持続可能なモビリティに向けた鉄道関連市場の発展に貢献

私たちが使命を果たすにあたり、優先すべき課題は4つあります。

  • EUの鉄道政策の推進
  • 相互運用可能な効率的な欧州鉄道システムの構築
  • 進歩的な研究やイノベーション、高品質を活かしたヨーロッパの鉄道産業における主導権の確保
  • UNIFEのメンバーに対する市場戦略・技術・政策関連情報の提供

ブリュッセルに拠点を置く欧州鉄道産業連合(UNIFE)は、1992年以来ヨーロッパの鉄道産業を代表する機関として活動を展開しています。
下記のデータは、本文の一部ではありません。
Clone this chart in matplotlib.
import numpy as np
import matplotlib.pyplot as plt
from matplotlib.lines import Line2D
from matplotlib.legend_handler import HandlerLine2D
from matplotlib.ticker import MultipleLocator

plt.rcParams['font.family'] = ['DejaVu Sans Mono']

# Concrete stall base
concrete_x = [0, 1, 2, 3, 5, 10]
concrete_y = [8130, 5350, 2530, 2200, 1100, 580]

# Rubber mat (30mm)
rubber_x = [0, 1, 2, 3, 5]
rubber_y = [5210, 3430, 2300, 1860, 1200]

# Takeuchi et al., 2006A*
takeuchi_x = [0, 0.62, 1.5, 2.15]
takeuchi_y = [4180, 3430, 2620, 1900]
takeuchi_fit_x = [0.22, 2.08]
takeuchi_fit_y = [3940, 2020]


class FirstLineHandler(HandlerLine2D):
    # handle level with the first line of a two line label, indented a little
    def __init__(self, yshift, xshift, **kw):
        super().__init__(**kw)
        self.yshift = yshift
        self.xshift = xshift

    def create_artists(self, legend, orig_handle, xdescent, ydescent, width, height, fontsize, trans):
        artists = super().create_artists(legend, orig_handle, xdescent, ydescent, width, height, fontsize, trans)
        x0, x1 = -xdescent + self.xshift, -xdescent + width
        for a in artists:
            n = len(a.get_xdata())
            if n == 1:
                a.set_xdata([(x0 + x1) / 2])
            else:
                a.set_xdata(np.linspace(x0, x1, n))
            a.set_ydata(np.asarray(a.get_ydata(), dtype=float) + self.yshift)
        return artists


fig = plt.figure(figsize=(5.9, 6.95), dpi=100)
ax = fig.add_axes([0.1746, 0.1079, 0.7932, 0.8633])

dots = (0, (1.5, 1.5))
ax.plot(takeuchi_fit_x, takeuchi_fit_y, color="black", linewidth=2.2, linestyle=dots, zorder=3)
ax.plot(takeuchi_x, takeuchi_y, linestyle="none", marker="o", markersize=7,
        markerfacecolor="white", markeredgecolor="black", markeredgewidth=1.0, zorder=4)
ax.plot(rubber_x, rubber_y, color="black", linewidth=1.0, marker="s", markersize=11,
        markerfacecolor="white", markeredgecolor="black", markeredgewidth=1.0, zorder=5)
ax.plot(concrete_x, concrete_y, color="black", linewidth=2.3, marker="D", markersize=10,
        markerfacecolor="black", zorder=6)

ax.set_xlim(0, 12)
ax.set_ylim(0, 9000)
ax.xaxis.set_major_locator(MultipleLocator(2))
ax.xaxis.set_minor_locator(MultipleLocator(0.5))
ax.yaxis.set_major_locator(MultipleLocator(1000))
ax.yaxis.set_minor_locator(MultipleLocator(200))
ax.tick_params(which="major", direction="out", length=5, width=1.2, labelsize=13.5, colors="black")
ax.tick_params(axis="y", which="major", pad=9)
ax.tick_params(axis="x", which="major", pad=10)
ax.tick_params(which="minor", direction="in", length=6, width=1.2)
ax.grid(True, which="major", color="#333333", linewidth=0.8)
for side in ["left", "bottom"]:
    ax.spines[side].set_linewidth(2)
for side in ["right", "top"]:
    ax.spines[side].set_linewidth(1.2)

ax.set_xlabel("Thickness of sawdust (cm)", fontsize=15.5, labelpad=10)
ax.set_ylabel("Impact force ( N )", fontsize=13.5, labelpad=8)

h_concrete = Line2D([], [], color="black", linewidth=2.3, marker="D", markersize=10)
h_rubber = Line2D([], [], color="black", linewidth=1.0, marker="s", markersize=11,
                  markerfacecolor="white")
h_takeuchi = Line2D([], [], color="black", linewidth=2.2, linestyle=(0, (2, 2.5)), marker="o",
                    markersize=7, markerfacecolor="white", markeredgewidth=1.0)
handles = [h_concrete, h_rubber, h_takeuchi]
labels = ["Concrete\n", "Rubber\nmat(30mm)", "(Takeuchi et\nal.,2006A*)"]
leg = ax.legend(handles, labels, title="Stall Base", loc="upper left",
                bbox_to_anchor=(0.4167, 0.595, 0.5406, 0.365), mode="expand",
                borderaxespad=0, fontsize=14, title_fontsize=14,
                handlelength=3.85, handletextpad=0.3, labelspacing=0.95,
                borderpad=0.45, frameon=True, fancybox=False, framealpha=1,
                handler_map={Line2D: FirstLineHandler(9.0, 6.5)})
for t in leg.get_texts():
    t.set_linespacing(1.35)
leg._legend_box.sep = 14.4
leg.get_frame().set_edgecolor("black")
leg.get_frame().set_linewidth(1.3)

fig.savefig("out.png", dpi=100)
鉄道システムとサブシステム、その関連機械設備の開発・製造・整備・近代化を事業とするヨーロッパの中小企業と大手企業が加盟しており、その数は100社を超えます。UNIFEはヨーロッパ各国の鉄道産業関連団体のうち14団体で構成されており、そのメンバーを合わせるとヨーロッパ市場の84%を占めます。これは世界で提供される鉄道関連機械設備とサービスの46%以上に相当します。UNIFEはヨーロッパ内外でメンバーの利益を代表し、またヨーロッパ内外の鉄道分野でEU製設備の導入とEU基準の適用を積極的に推奨しています。UNIFEのメンバーは、最新技術を提供することで鉄道利用の増加による諸問題に対応し、持続可能で環境にやさしい交通体系の実現を目指しています。